This minisymposium explores the integration of Machine-Learning (ML) based Model Order Reduction (MOR) methods into complex 3D Finite Element models for biomechanical applications, with the aim of constructing efficient Digital Twin Models. These models enable rapid computational simulations, which are critical for tasks such as model calibration, scientific analysis, and pre-surgical planning. Patient-specific computational modeling has evolved considerably, playing a pivotal role in biomechanics and mechanobiology. These models are now capable of predicting patient-specific therapeutic outcomes and mechanistic responses, yet they often require large-scale simulations that are computationally prohibitive for real-time application. MOR techniques are essential in addressing these computational challenges by systematically reducing the model's degrees of freedom while maintaining essential accuracy. This approach allows for the practical use of high-fidelity simulations on standard computational platforms.
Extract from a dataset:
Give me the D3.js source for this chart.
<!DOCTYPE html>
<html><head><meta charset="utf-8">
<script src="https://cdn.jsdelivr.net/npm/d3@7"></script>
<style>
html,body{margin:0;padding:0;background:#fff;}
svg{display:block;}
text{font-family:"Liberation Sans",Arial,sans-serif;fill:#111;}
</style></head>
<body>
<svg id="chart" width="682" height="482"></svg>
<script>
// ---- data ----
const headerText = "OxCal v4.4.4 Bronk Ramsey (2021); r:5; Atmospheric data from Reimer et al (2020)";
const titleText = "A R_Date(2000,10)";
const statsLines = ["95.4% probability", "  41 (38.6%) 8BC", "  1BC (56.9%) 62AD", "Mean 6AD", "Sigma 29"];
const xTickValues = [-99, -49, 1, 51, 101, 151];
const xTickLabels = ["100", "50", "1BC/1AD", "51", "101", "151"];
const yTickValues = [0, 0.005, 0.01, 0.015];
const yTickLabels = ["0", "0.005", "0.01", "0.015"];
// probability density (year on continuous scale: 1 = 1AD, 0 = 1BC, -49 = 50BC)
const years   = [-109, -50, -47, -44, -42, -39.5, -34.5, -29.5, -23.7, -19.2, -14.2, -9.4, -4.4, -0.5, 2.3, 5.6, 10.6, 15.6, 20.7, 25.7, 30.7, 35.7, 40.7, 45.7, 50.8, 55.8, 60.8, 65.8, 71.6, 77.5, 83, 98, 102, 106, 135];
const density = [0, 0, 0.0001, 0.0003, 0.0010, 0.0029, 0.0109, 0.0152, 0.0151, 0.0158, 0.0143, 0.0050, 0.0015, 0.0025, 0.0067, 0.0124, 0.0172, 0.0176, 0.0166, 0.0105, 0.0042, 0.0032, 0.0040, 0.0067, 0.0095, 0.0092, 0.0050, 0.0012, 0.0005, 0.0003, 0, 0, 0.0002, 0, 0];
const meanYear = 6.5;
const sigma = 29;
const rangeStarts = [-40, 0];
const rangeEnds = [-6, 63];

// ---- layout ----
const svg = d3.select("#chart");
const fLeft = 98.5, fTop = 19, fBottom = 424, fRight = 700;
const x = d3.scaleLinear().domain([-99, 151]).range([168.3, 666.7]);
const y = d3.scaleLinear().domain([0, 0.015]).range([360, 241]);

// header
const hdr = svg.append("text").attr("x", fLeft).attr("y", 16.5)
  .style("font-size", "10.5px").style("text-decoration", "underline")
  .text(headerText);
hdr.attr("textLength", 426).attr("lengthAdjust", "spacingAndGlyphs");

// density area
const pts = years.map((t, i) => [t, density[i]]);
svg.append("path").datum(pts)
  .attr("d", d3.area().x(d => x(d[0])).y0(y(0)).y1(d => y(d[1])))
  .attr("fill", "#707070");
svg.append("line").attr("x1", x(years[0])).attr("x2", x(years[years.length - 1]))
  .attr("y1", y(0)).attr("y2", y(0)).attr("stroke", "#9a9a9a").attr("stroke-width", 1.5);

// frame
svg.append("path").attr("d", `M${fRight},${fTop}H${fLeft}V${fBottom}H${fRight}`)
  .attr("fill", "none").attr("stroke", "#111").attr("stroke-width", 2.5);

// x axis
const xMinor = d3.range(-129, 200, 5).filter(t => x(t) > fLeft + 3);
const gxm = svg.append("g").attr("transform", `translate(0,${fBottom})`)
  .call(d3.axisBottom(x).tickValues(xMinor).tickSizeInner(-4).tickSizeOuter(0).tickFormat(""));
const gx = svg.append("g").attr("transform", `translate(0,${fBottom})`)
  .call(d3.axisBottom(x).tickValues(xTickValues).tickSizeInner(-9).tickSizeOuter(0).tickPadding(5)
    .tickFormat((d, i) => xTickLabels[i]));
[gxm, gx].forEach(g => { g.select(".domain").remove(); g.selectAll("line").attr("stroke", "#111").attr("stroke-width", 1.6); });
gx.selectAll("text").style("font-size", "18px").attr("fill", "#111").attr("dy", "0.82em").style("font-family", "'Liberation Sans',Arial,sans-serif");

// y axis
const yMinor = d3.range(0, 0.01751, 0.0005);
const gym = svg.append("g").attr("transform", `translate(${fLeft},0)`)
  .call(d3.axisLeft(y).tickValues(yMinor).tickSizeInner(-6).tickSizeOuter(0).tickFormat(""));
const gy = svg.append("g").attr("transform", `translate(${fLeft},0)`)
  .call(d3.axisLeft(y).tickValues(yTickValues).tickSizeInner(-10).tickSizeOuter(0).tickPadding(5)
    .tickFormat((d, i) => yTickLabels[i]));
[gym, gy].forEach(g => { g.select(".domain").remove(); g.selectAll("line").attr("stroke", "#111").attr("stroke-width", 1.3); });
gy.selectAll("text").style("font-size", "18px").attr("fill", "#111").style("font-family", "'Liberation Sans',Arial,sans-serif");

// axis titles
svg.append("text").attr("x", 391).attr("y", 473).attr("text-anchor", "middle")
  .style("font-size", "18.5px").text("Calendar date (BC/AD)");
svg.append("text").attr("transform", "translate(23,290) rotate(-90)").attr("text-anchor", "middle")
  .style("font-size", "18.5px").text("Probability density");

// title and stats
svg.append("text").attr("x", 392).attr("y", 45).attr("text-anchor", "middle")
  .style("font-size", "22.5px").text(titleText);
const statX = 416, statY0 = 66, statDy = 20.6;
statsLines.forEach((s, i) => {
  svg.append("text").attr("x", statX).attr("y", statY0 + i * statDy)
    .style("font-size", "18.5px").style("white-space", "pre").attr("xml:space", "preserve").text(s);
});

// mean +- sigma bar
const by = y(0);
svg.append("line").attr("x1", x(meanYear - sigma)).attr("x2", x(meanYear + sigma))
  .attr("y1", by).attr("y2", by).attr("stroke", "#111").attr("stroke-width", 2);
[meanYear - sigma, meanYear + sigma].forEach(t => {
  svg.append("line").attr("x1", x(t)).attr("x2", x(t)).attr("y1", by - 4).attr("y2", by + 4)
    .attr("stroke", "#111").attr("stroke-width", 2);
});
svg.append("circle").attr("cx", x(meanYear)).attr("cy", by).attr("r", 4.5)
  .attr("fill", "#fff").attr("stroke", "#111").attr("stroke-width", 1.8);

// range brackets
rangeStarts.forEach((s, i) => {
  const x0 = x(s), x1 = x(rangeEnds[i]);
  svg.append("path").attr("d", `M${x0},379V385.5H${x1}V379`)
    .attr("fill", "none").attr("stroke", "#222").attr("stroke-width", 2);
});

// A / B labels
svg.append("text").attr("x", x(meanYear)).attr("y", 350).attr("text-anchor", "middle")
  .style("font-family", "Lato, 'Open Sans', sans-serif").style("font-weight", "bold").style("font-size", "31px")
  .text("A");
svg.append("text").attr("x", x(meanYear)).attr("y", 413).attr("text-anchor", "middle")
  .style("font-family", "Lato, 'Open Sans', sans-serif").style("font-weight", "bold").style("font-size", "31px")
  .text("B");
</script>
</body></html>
This session will discuss the latest methodological advancements in MOR, focusing on the incorporation of ML techniques to enhance model efficiency and accuracy. Topics will include the challenges of preserving model fidelity while reducing computational complexity, as well as the implementation of MOR in multiscale modeling frameworks that capture both macroscopic and microscopic biomechanical phenomena. Participants will engage with recent developments in the application of MOR to biomechanical modeling, particularly in the context of Digital Twin construction. The discussions will center on the theoretical and practical aspects of balancing model accuracy with computational feasibility, a critical consideration for advancing biomechanical research and its applications in clinical practice.